-------- Data shown

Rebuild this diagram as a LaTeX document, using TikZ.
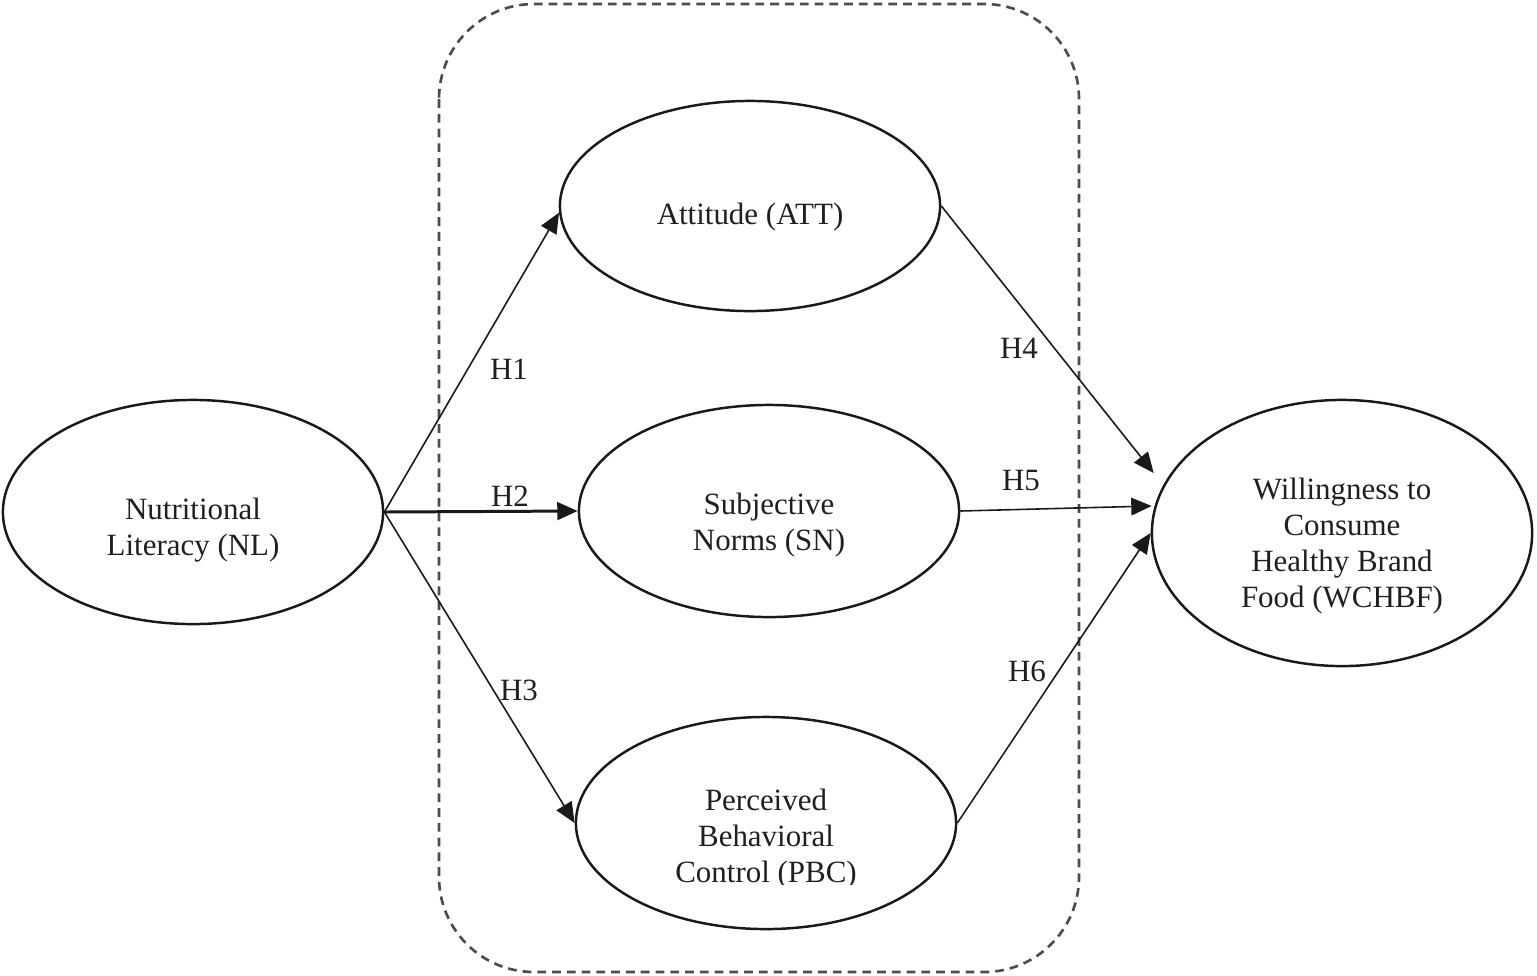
\documentclass[tikz,border=0pt]{standalone}
\usepackage{fontspec}
\setmainfont{Liberation Serif}
\usetikzlibrary{arrows.meta,calc,shapes.geometric}
\begin{document}
\begin{tikzpicture}[x=0.01cm,y=-0.01cm,
  ell/.style={draw=black!90,line width=0.7pt,ellipse,inner sep=0pt,minimum width=3.8cm},
  lbl/.style={align=center,font=\fontsize{8.8}{10.3}\selectfont,text=black!88,inner sep=0pt},
  hyp/.style={font=\fontsize{8.8}{10.3}\selectfont,text=black!88,inner sep=0pt},
  arr/.style={-{Triangle[length=5.8pt,width=5pt]},line width=0.45pt,draw=black!90},
  group/.style={draw=black!70,line width=0.75pt,dash pattern=on 2.5pt off 1.7pt,rounded corners=0.95cm}]
\useasboundingbox (0,0) rectangle (1537,975);
% grouping box
\draw[group] (439,4) rectangle (1079,972);
% ellipses
\node[ell,minimum height=2.24cm] (nl) at (193,512) {};
\node[ell,minimum height=2.10cm] (att) at (750,206) {};
\node[ell,minimum height=2.12cm] (sn) at (769,511) {};
\node[ell,minimum height=2.12cm] (pbc) at (766,823) {};
\node[ell,minimum height=2.66cm] (wchbf) at (1342,533) {};
% texts
\node[lbl] (nlT) at (193,530) {Nutritional\\Literacy (NL)};
\node[lbl] (attT) at (750,217) {Attitude (ATT)};
\node[lbl] (snT) at (769,525) {Subjective\\Norms (SN)};
\begin{scope}
\clip (0,0) rectangle (1537,884);
\node[lbl] (pbcT) at (766,839) {Perceived\\Behavioral\\Control (PBC)};
\end{scope}
\node[lbl] (wchbfT) at (1342,546) {Willingness to\\Consume\\Healthy Brand\\Food (WCHBF)};
% arrows
\draw[arr] (nl.east) -- (att.182);
\draw[arr,line width=0.85pt] (nl.east) -- (sn.west);
\draw[arr] (nl.east) -- (pbc.west);
\draw[arr] (att.east) -- ($(wchbf.west)+(3,-60)$);
\draw[arr] (sn.east) -- ($(wchbf.west)+(1,-27)$);
\draw[arr] (pbc.east) -- (wchbf.west);
% hypothesis labels
\node[hyp] (h1) at (509,369) {H1};
\node[hyp] (h2) at (510,496) {H2};
\node[hyp] (h3) at (519,690) {H3};
\node[hyp] (h4) at (1019,348) {H4};
\node[hyp] (h5) at (1021,481) {H5};
\node[hyp] (h6) at (1027,671) {H6};
\end{tikzpicture}
\end{document}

----------------

§ **Stated exercise**
Without the pictures, copy the material exactly as given.

§ **Exercise output**
Rebuild this diagram as a LaTeX document, using TikZ.
\documentclass[tikz,border=0pt]{standalone}
\usepackage{fontspec}
\setmainfont{Liberation Serif}
\usetikzlibrary{arrows.meta,calc,shapes.geometric}
\begin{document}
\begin{tikzpicture}[x=0.01cm,y=-0.01cm,
  ell/.style={draw=black!90,line width=0.7pt,ellipse,inner sep=0pt,minimum width=3.8cm},
  lbl/.style={align=center,font=\fontsize{8.8}{10.3}\selectfont,text=black!88,inner sep=0pt},
  hyp/.style={font=\fontsize{8.8}{10.3}\selectfont,text=black!88,inner sep=0pt},
  arr/.style={-{Triangle[length=5.8pt,width=5pt]},line width=0.45pt,draw=black!90},
  group/.style={draw=black!70,line width=0.75pt,dash pattern=on 2.5pt off 1.7pt,rounded corners=0.95cm}]
\useasboundingbox (0,0) rectangle (1537,975);
% grouping box
\draw[group] (439,4) rectangle (1079,972);
% ellipses
\node[ell,minimum height=2.24cm] (nl) at (193,512) {};
\node[ell,minimum height=2.10cm] (att) at (750,206) {};
\node[ell,minimum height=2.12cm] (sn) at (769,511) {};
\node[ell,minimum height=2.12cm] (pbc) at (766,823) {};
\node[ell,minimum height=2.66cm] (wchbf) at (1342,533) {};
% texts
\node[lbl] (nlT) at (193,530) {Nutritional\\Literacy (NL)};
\node[lbl] (attT) at (750,217) {Attitude (ATT)};
\node[lbl] (snT) at (769,525) {Subjective\\Norms (SN)};
\begin{scope}
\clip (0,0) rectangle (1537,884);
\node[lbl] (pbcT) at (766,839) {Perceived\\Behavioral\\Control (PBC)};
\end{scope}
\node[lbl] (wchbfT) at (1342,546) {Willingness to\\Consume\\Healthy Brand\\Food (WCHBF)};
% arrows
\draw[arr] (nl.east) -- (att.182);
\draw[arr,line width=0.85pt] (nl.east) -- (sn.west);
\draw[arr] (nl.east) -- (pbc.west);
\draw[arr] (att.east) -- ($(wchbf.west)+(3,-60)$);
\draw[arr] (sn.east) -- ($(wchbf.west)+(1,-27)$);
\draw[arr] (pbc.east) -- (wchbf.west);
% hypothesis labels
\node[hyp] (h1) at (509,369) {H1};
\node[hyp] (h2) at (510,496) {H2};
\node[hyp] (h3) at (519,690) {H3};
\node[hyp] (h4) at (1019,348) {H4};
\node[hyp] (h5) at (1021,481) {H5};
\node[hyp] (h6) at (1027,671) {H6};
\end{tikzpicture}
\end{document}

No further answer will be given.